1. **Sliding Window**: Creates overlapping sequences from the time series
2. **Sequence Formatting**: Each sequence consists of `time_step` consecutive data points
3. **Target Creation**: The target is the next value after the sequence
4. **Batching**: Multiple sequences are grouped into batches

This is handled by the ``TimeSeriesDataset`` class:

.. code-block:: python

   class TimeSeriesDataset(Dataset):
       def __init__(
           self,
           df: pd.DataFrame,
           start_index: int,
           population: int,
           time_step: int,
           metric: str,
           device: torch.device,
       ) -> None:
           # Initialize dataset
           # ...

       def __getitem__(self, index: int) -> Tuple[torch.Tensor, torch.Tensor]:
           # Extract sequence and target
           sequence_values = self.data.iloc[index : index + self.time_step].values
           input_tensor = torch.tensor(sequence_values).unsqueeze(0)

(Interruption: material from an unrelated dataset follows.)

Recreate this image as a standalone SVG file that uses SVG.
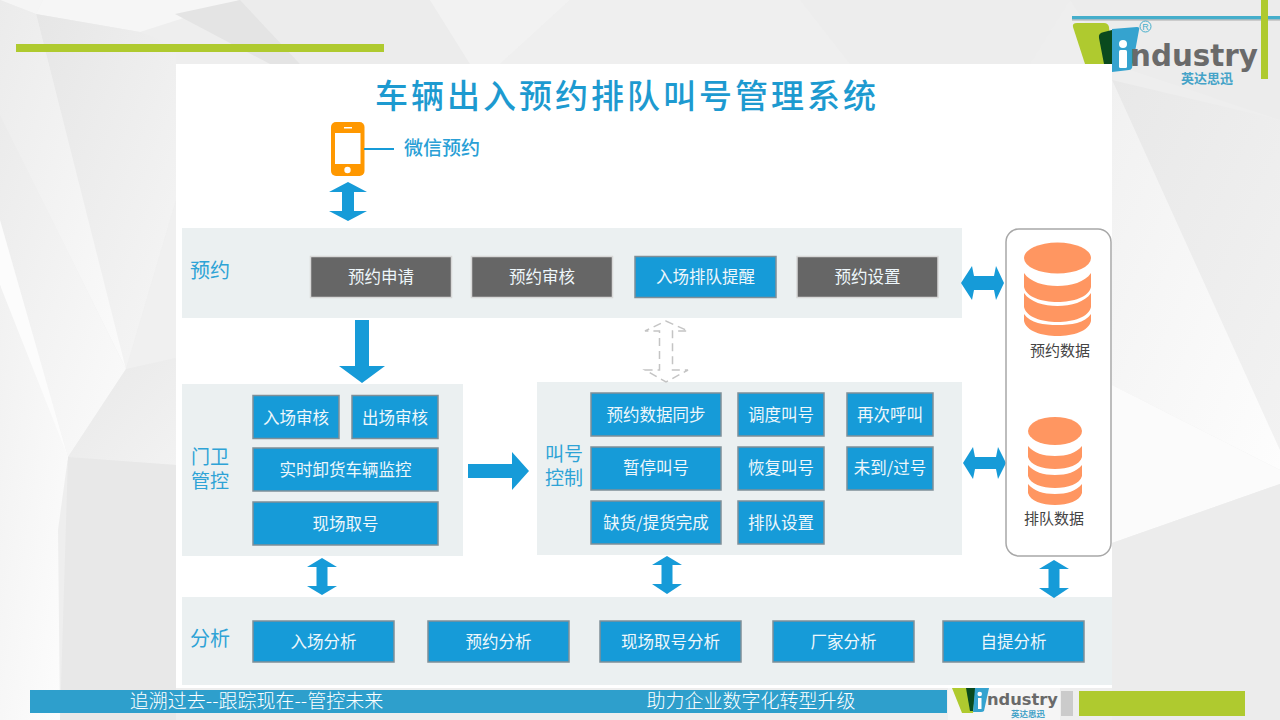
<svg xmlns="http://www.w3.org/2000/svg" width="1280" height="720" viewBox="0 0 1280 720">
<defs>
<style>
text{font-family:"Noto Sans CJK SC","Liberation Sans",sans-serif;text-anchor:middle}
.panel{fill:#ebf0f1}
.blue rect{fill:#169bd8;stroke:#7f8f98;stroke-width:1.5}
.grey rect{fill:#666;stroke:#d8d8d8;stroke-width:1.5}
.blue text,.grey text{fill:#eef7fb;font-size:16.500px}
.side{fill:#2ea3d6;font-size:20px}
.blue text.side2{fill:#2ea3d6;font-size:19px}
.arrow{fill:#169bd8}
.db{fill:#ff9661}
.dbl{fill:#444;font-size:15px}
.foot{fill:#fff;font-size:19px;font-weight:300}
.wm{font-family:"DejaVu Sans",sans-serif;font-weight:700;fill:#6a6a6a}
.cn{font-weight:700;fill:#45a3c8}
</style>
<linearGradient id="g1" x1="0" y1="0" x2="1" y2="1"><stop offset="0" stop-color="#e6e6e6"/><stop offset="1" stop-color="#f6f6f6"/></linearGradient>
<linearGradient id="g2" x1="0" y1="0" x2="1" y2="1"><stop offset="0" stop-color="#ebebeb"/><stop offset="1" stop-color="#fbfbfb"/></linearGradient>
<linearGradient id="g3" x1="0" y1="0" x2="1" y2="1"><stop offset="0" stop-color="#f1f1f1"/><stop offset="1" stop-color="#fdfdfd"/></linearGradient>
<linearGradient id="g4" x1="0" y1="0" x2="1" y2="1"><stop offset="0" stop-color="#e8e8e8"/><stop offset="1" stop-color="#f2f2f2"/></linearGradient>
</defs>
<g id="background">
<rect width="1280" height="720" fill="#eeeeee"/>
<polygon points="0,0 43,0 36,14" fill="#f5f5f5"/>
<polygon points="43,0 240,0 140,32 36,14" fill="#f6f6f6"/>
<polygon points="36,14 140,32 176,45 176,200 126,369" fill="url(#g1)"/>
<polygon points="0,0 36,14 126,369 0,115" fill="url(#g2)"/>
<polygon points="0,115 126,369 68,457 0,220" fill="url(#g2)"/>
<polygon points="0,220 68,457 60,495 55,520 0,285" fill="#fcfcfc"/>
<polygon points="0,285 68,457 58,530 60,720 0,720" fill="url(#g3)"/>
<polygon points="176,200 176,358 126,369" fill="#f0f0f0"/>
<polygon points="126,369 176,358 176,465 68,457" fill="url(#g4)"/>
<polygon points="68,457 176,465 176,720 60,720" fill="#e8e8e8"/>
<polygon points="240,0 430,0 470,64 300,64" fill="#ececec"/>
<polygon points="175,14 240,0 300,64 270,64" fill="#e4e4e4"/>
<polygon points="430,0 570,0 500,64 470,64" fill="#f2f2f2"/>
<polygon points="570,0 800,0 850,64 500,64" fill="#efefef"/>
<polygon points="800,0 1070,0 1030,64 850,64" fill="#ededed"/>
<polygon points="1070,0 1280,0 1280,120 1112,64" fill="#ececec"/>
<polygon points="1112,80 1280,120 1280,450" fill="url(#g4)"/>
<polygon points="1112,80 1280,450 1280,470 1112,385" fill="url(#g3)"/>
<polygon points="1112,385 1280,470 1280,484 1112,543" fill="#fbfbfb"/>
<polygon points="1112,543 1280,484 1280,720 1112,720" fill="#ececec"/>
</g>
<rect id="topbar" x="16" y="44" width="368" height="8" fill="#afca2f"/>
<g id="sheet">
<rect x="176" y="64" width="936" height="624" fill="#fff"/>
</g>
<g id="title"><text x="627" y="108" font-size="33" font-weight="500" fill="#1d9ad0" letter-spacing="3">车辆出入预约排队叫号管理系统</text></g>
<g id="panels">
<rect class="panel" x="182" y="228" width="780" height="90"/>
<rect class="panel" x="182" y="384" width="281" height="172"/>
<rect class="panel" x="537" y="382" width="425" height="173"/>
<rect class="panel" x="182" y="597" width="930" height="88"/>
</g>
<g id="wechat">
<rect x="331" y="122" width="33.500" height="54" rx="5" fill="#ff9800"/>
<rect x="335" y="133" width="25.500" height="31" fill="#fff"/>
<rect x="344" y="127" width="8" height="1.500" fill="#fff"/>
<circle cx="347.500" cy="170" r="3.200" fill="#fff"/>
<rect x="364" y="148" width="30" height="2" fill="#169bd8"/>
<text x="442" y="155" font-size="19" font-weight="500" fill="#2a9fd6">微信预约</text>
</g>
<g id="connectors">
<polygon class="arrow" points="348,182 367,192 354,192 354,211 367,211 348,221 329,211 342,211 342,192 329,192"/>
<polygon class="arrow" points="355,320 369,320 369,366 385,366 362,383 339,366 355,366"/>
<polygon class="arrow" points="468,464 512,464 512,452 529,471 512,490 512,478 468,478"/>
<polygon points="666,321 688,331 672.500,331 672.500,370 688,370 666,382 645,370 659.500,370 659.500,331 645,331" fill="none" stroke="#c4c4c4" stroke-width="1.500" stroke-dasharray="8 5"/>
<polygon class="arrow" points="961,283 972,266 974,276 994,276 996,266 1004,283 996,300 994,290 974,290 972,300"/>
<polygon class="arrow" points="963,463 973,447 975,457 996,457 998,447 1006,463 998,479 996,469 975,469 973,479"/>
<polygon class="arrow" points="322,558 337,567 327.500,567 327.500,586 337,586 322,595 307,586 316.500,586 316.500,567 307,567"/>
<polygon class="arrow" points="667,556 682,565 672.500,565 672.500,584 682,584 667,594 652,584 661.500,584 661.500,565 652,565"/>
<polygon class="arrow" points="1054,560 1069,569 1059.500,569 1059.500,588 1069,588 1054,598 1039,588 1048.500,588 1048.500,569 1039,569"/>
</g>
<g id="yuyue">
<text class="side" x="210" y="278">预约</text>
<g class="grey">
<g id="n1"><rect x="310.500" y="256.500" width="141" height="41"/><text x="381" y="283">预约申请</text></g>
<g id="n2"><rect x="471.500" y="256.500" width="141" height="41"/><text x="542" y="283">预约审核</text></g>
<g id="n4"><rect x="797" y="256.500" width="141" height="41"/><text x="867.500" y="283">预约设置</text></g>
</g>
<g class="blue" id="n3"><rect x="635" y="256.500" width="141" height="41"/><text x="705.500" y="283">入场排队提醒</text></g>
</g>
<g id="menwei" class="blue">
<text class="side2" x="210" y="464">门卫</text>
<text class="side2" x="210" y="488">管控</text>
<g id="m1"><rect x="253" y="395.500" width="86" height="43"/><text x="296" y="424">入场审核</text></g>
<g id="m2"><rect x="352" y="395.500" width="86" height="43"/><text x="395" y="424">出场审核</text></g>
<g id="m3"><rect x="253" y="448" width="185" height="43"/><text x="345.500" y="476">实时卸货车辆监控</text></g>
<g id="m4"><rect x="253" y="502" width="185" height="43"/><text x="345.500" y="530">现场取号</text></g>
</g>
<g id="jiaohao" class="blue">
<text class="side2" x="564" y="461">叫号</text>
<text class="side2" x="564" y="485">控制</text>
<g id="j1"><rect x="591" y="393" width="130" height="43"/><text x="656" y="421">预约数据同步</text></g>
<g id="j2"><rect x="738" y="393" width="86" height="43"/><text x="781" y="421">调度叫号</text></g>
<g id="j3"><rect x="847" y="393" width="86" height="43"/><text x="890" y="421">再次呼叫</text></g>
<g id="j4"><rect x="591" y="447" width="130" height="43"/><text x="656" y="474">暂停叫号</text></g>
<g id="j5"><rect x="738" y="447" width="86" height="43"/><text x="781" y="474">恢复叫号</text></g>
<g id="j6"><rect x="847" y="447" width="86" height="43"/><text x="890" y="474">未到/过号</text></g>
<g id="j7"><rect x="591" y="501" width="130" height="43"/><text x="656" y="529">缺货/提货完成</text></g>
<g id="j8"><rect x="738" y="501" width="86" height="43"/><text x="781" y="529">排队设置</text></g>
</g>
<g id="fenxi" class="blue">
<text x="210" y="646" style="fill:#2ea3d6;font-size:20px">分析</text>
<g id="f1"><rect x="253" y="621" width="141" height="41"/><text x="323.500" y="648">入场分析</text></g>
<g id="f2"><rect x="428" y="621" width="141" height="41"/><text x="498.500" y="648">预约分析</text></g>
<g id="f3"><rect x="600" y="621" width="141" height="41"/><text x="670.500" y="648">现场取号分析</text></g>
<g id="f4"><rect x="773" y="621" width="141" height="41"/><text x="843.500" y="648">厂家分析</text></g>
<g id="f5"><rect x="943" y="621" width="141" height="41"/><text x="1013.500" y="648">自提分析</text></g>
</g>
<g id="data">
<rect x="1006" y="229" width="105" height="327" rx="13" fill="#fff" stroke="#a8a8a8" stroke-width="1.500"/>
<g id="db1">
<ellipse class="db" cx="1057.500" cy="258" rx="33.500" ry="15.500"/>
<path class="db" d="M1024 273c6 9 20 13 33.500 13s27.500-4 33.500-13v14c-2 10-18 15-33.500 15s-31.500-5-33.500-15z"/>
<path class="db" d="M1024 293c6 9 20 13 33.500 13s27.500-4 33.500-13v14c-2 10-18 15-33.500 15s-31.500-5-33.500-15z"/>
<path class="db" d="M1024 314c6 9 20 11 33.500 11s27.500-2 33.500-11v7c-2 10-18 15-33.500 15s-31.500-5-33.500-15z"/>
<text class="dbl" x="1060" y="356">预约数据</text>
</g>
<g id="db2">
<ellipse class="db" cx="1055" cy="431" rx="27" ry="14"/>
<path class="db" d="M1028 446c6 7 15 10 27 10s21-3 27-10v11c-2 8-14 12-27 12s-25-4-27-12z"/>
<path class="db" d="M1028 465c6 7 15 10 27 10s21-3 27-10v11c-2 8-14 12-27 12s-25-4-27-12z"/>
<path class="db" d="M1028 484c6 7 15 10 27 10s21-3 27-10v9c-2 8-14 12-27 12s-25-4-27-12z"/>
<text class="dbl" x="1054" y="524">排队数据</text>
</g>
</g>
<g id="logo">
<rect x="1072" y="16" width="208" height="3.500" fill="#45aecb"/>
<rect x="1072" y="19.500" width="208" height="1" fill="#aaa"/>
<rect x="1261" y="0" width="7" height="79" fill="#afca2f"/>
<path d="M1073 27q-1-4 4-4l27 0q4 0 5 4l3 37h-27z" fill="#afca2f"/>
<path d="M1099 38q-1-5 5-6l8-2v34h-8z" fill="#0a4a1e"/>
<path d="M1112 29l25-2q3 0 2 3l-7 38q-1 2-3 2l-17 2z" fill="#35a3cf"/>
<rect x="1119" y="50" width="8" height="18" rx="1.500" fill="#fff"/>
<circle cx="1123" cy="44" r="4" fill="#fff"/>
<circle cx="1145.500" cy="26.500" r="5.500" fill="none" stroke="#45aecb" stroke-width="1"/>
<text x="1145.500" y="30" font-size="9" style="font-family:'Liberation Sans',sans-serif" fill="#45aecb">R</text>
<text class="wm" x="1194" y="66" font-size="30" textLength="128" lengthAdjust="spacingAndGlyphs">ndustry</text>
<text class="cn" x="1207" y="83" font-size="13">英达思迅</text>
</g>
<g id="footer">
<rect x="30" y="690" width="917" height="23" fill="#2e9fcc"/>
<text class="foot" x="256.500" y="708">追溯过去--跟踪现在--管控未来</text>
<text class="foot" x="751" y="708">助力企业数字化转型升级</text>
<rect x="948" y="688" width="112" height="32" fill="#f5f5f5"/>
<path d="M952 688h25l-4 25h-11z" fill="#afca2f"/>
<path d="M966 688h10l-3 23h-3z" fill="#0a4a1e"/>
<path d="M975 688h14l-5 23q-1 1-3 1h-8z" fill="#35a3cf"/>
<rect x="978" y="698" width="3.500" height="11" fill="#fff"/>
<circle cx="979.700" cy="694" r="2.300" fill="#fff"/>
<text class="wm" x="1022.500" y="705" font-size="16" textLength="71" lengthAdjust="spacingAndGlyphs">ndustry</text>
<text class="cn" x="1028" y="717" font-size="8.500">英达思迅</text>
<rect x="1061" y="691" width="12" height="25" fill="#cbcbcb"/>
<rect x="1079" y="691" width="166" height="25" fill="#afca2f"/>
</g>
</svg>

           # Target is the next value after the sequence
           target_value = self.data.iloc[index + self.time_step]
           target_tensor = torch.tensor(target_value).float().unsqueeze(0)

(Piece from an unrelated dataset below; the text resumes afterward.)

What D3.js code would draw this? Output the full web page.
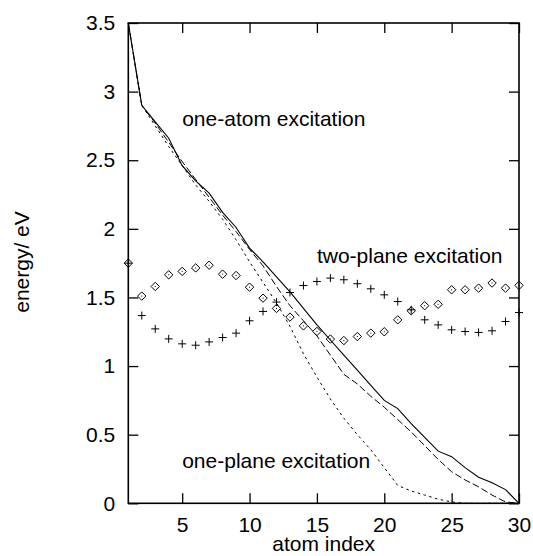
<!DOCTYPE html>
<html>
<head>
<meta charset="utf-8">
<script src="https://cdn.jsdelivr.net/npm/d3@7"></script>
<style>
  html, body { margin: 0; padding: 0; background: #fff; }
  svg text { font-family: "Liberation Sans", Arial, Helvetica, sans-serif; fill: #000; }
</style>
</head>
<body>
<div id="chart"></div>
<script>
// atom index (x) for every series
var atomIndex = [1,2,3,4,5,6,7,8,9,10,11,12,13,14,15,16,17,18,19,20,21,22,23,24,25,26,27,28,29,30];

// three excitation curves (lines)
var solidLine  = [3.5,2.9,2.78,2.66,2.46,2.35,2.26,2.12,2.01,1.86,1.76,1.65,1.54,1.42,1.30,1.19,1.08,0.97,0.86,0.75,0.69,0.58,0.48,0.38,0.34,0.26,0.19,0.15,0.10,0.0];
var dashedLine = [3.5,2.9,2.77,2.63,2.49,2.36,2.23,2.10,1.98,1.85,1.73,1.58,1.44,1.33,1.22,1.08,0.94,0.87,0.78,0.70,0.61,0.52,0.42,0.32,0.23,0.17,0.12,0.06,0.01,0.0];
var dottedLine = [3.5,2.9,2.75,2.6,2.46,2.32,2.2,2.07,1.92,1.76,1.61,1.46,1.29,1.09,0.92,0.76,0.62,0.50,0.39,0.26,0.13,0.09,0.06,0.03,0.01,0.0,0.0,0.0,0.0,0.0];

// point series
var diamonds = [1.75,1.51,1.58,1.665,1.69,1.715,1.735,1.67,1.66,1.575,1.495,1.42,1.357,1.293,1.252,1.197,1.186,1.215,1.24,1.25,1.337,1.403,1.44,1.45,1.556,1.556,1.568,1.605,1.568,1.588];
var pluses   = [1.75,1.368,1.271,1.198,1.162,1.152,1.176,1.208,1.24,1.33,1.398,1.466,1.536,1.587,1.616,1.641,1.629,1.6,1.563,1.519,1.47,1.41,1.337,1.30,1.264,1.252,1.245,1.257,1.325,1.39];

var xTicks = [5,10,15,20,25,30];
var yTicks = [0,0.5,1,1.5,2,2.5,3,3.5];

var labels = [
  {text: "one-atom excitation", x: 5, y: 2.75},
  {text: "two-plane excitation", x: 15, y: 1.75},
  {text: "one-plane excitation", x: 5, y: 0.255}
];

var width = 533, height = 556;
var plotLeft = 128.3, plotRight = 519, plotTop = 23, plotBottom = 503.3;

var svg = d3.select("#chart").append("svg")
    .attr("width", width)
    .attr("height", height);

var x = d3.scaleLinear().domain([1, 30]).range([plotLeft, plotRight]);
var y = d3.scaleLinear().domain([0, 3.5]).range([plotBottom, plotTop]);

var font = 21;
var tick = 10;

function styleTicks(g) {
  g.select(".domain").remove();
  g.selectAll("line").attr("stroke", "#000").attr("stroke-width", 1.3);
  g.selectAll("text").attr("font-size", font).attr("font-family", null).attr("fill", "#000");
}

// ticks on all four sides, pointing inward
svg.append("g").attr("transform", "translate(0," + plotBottom + ")")
  .call(d3.axisBottom(x).tickValues(xTicks).tickSizeInner(-tick).tickSizeOuter(0).tickPadding(14).tickFormat(d3.format("")))
  .call(styleTicks);
svg.append("g").attr("transform", "translate(0," + plotTop + ")")
  .call(d3.axisTop(x).tickValues(xTicks).tickSizeInner(-tick).tickSizeOuter(0).tickFormat(""))
  .call(styleTicks);
svg.append("g").attr("transform", "translate(" + plotLeft + ",0)")
  .call(d3.axisLeft(y).tickValues(yTicks).tickSizeInner(-tick).tickSizeOuter(0).tickPadding(13).tickFormat(d3.format("")))
  .call(styleTicks);
svg.append("g").attr("transform", "translate(" + plotRight + ",0)")
  .call(d3.axisRight(y).tickValues(yTicks).tickSizeInner(-tick).tickSizeOuter(0).tickFormat(""))
  .call(styleTicks);

// frame
svg.append("rect")
  .attr("x", plotLeft).attr("y", plotTop)
  .attr("width", plotRight - plotLeft).attr("height", plotBottom - plotTop)
  .attr("fill", "none").attr("stroke", "#000").attr("stroke-width", 1.6);

var line = d3.line()
  .x(function(d, i) { return x(atomIndex[i]); })
  .y(function(d) { return y(d); });

svg.append("path").datum(solidLine)
  .attr("d", line).attr("fill", "none").attr("stroke", "#000").attr("stroke-width", 1.1);
svg.append("path").datum(dashedLine)
  .attr("d", line).attr("fill", "none").attr("stroke", "#000").attr("stroke-width", 1)
  .attr("stroke-dasharray", "7,3");
svg.append("path").datum(dottedLine)
  .attr("d", line).attr("fill", "none").attr("stroke", "#000").attr("stroke-width", 1)
  .attr("stroke-dasharray", "2.5,3.5");

// diamonds with a centre dot
var dm = svg.append("g").selectAll("g")
  .data(diamonds).enter().append("g")
  .attr("transform", function(d, i) { return "translate(" + x(atomIndex[i]) + "," + y(d) + ")"; });
dm.append("path")
  .attr("d", "M0,-4.2L4.2,0L0,4.2L-4.2,0Z")
  .attr("fill", "none").attr("stroke", "#000").attr("stroke-width", 1);
dm.append("rect")
  .attr("x", -0.5).attr("y", -0.5).attr("width", 1).attr("height", 1).attr("fill", "#000");

// plus markers
svg.append("g").selectAll("path")
  .data(pluses).enter().append("path")
  .attr("transform", function(d, i) { return "translate(" + x(atomIndex[i]) + "," + y(d) + ")"; })
  .attr("d", "M-4,0H4M0,-4V4")
  .attr("fill", "none").attr("stroke", "#000").attr("stroke-width", 1);

// curve labels
svg.append("g").selectAll("text")
  .data(labels).enter().append("text")
  .attr("x", function(d) { return x(d.x); })
  .attr("y", function(d) { return y(d.y); })
  .attr("font-size", font)
  .text(function(d) { return d.text; });

// axis titles
svg.append("text")
  .attr("x", (plotLeft + plotRight) / 2).attr("y", 551)
  .attr("text-anchor", "middle").attr("font-size", font)
  .text("atom index");
svg.append("text")
  .attr("transform", "translate(29,262) rotate(-90)")
  .attr("text-anchor", "middle").attr("font-size", font)
  .text("energy/ eV");
</script>
</body>
</html>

           return input_tensor, target_tensor

Training Process
----------------

The LSTM training process in ICOS-FL follows these steps:

1. **Normalization**: Scale input data to zero mean and unit variance
2. **Sequence Creation**: Generate overlapping sequences from the time series
3. **Batch Formation**: Group sequences into batches
4. **Forward Pass**: Process batches through the LSTM network
5. **Loss Calculation**: Compute Mean Squared Error between predictions and targets
6. **Backward Pass**: Propagate the error gradient backward
7. **Parameter Update**: Update model weights using optimization algorithm
8. **Repeat**: Continue for specified number of epochs

This training process occurs locally at each node in the federated learning setup.

LSTM Advantages for ICOS-FL
---------------------------

LSTM networks provide several advantages in the ICOS-FL context:

1. **Compact Model Size**: LSTM models are relatively small, minimizing communication overhead
2. **Incremental Learning**: Can be updated with new data without complete retraining
3. **Adaptive Memory**: Focus on relevant patterns in varying system loads
4. **Robust to Noise**: Filter out noise in system metrics measurements
5. **Temporal Modeling**: Capture complex temporal dependencies in resource usage

Limitations and Considerations
------------------------------

When using LSTMs in ICOS-FL, consider these limitations:

1. **Training Data Requirements**: LSTMs need sufficient historical data
2. **Hyperparameter Sensitivity**: Performance depends on proper hyperparameter tuning
3. **Computational Cost**: Training can be resource-intensive
4. **Interpretability**: Internal representations are not easily interpretable
5. **Sequence Length Tradeoff**: Longer sequences capture more context but require more resources

ICOS-FL addresses these limitations through careful configuration and the federated learning approach.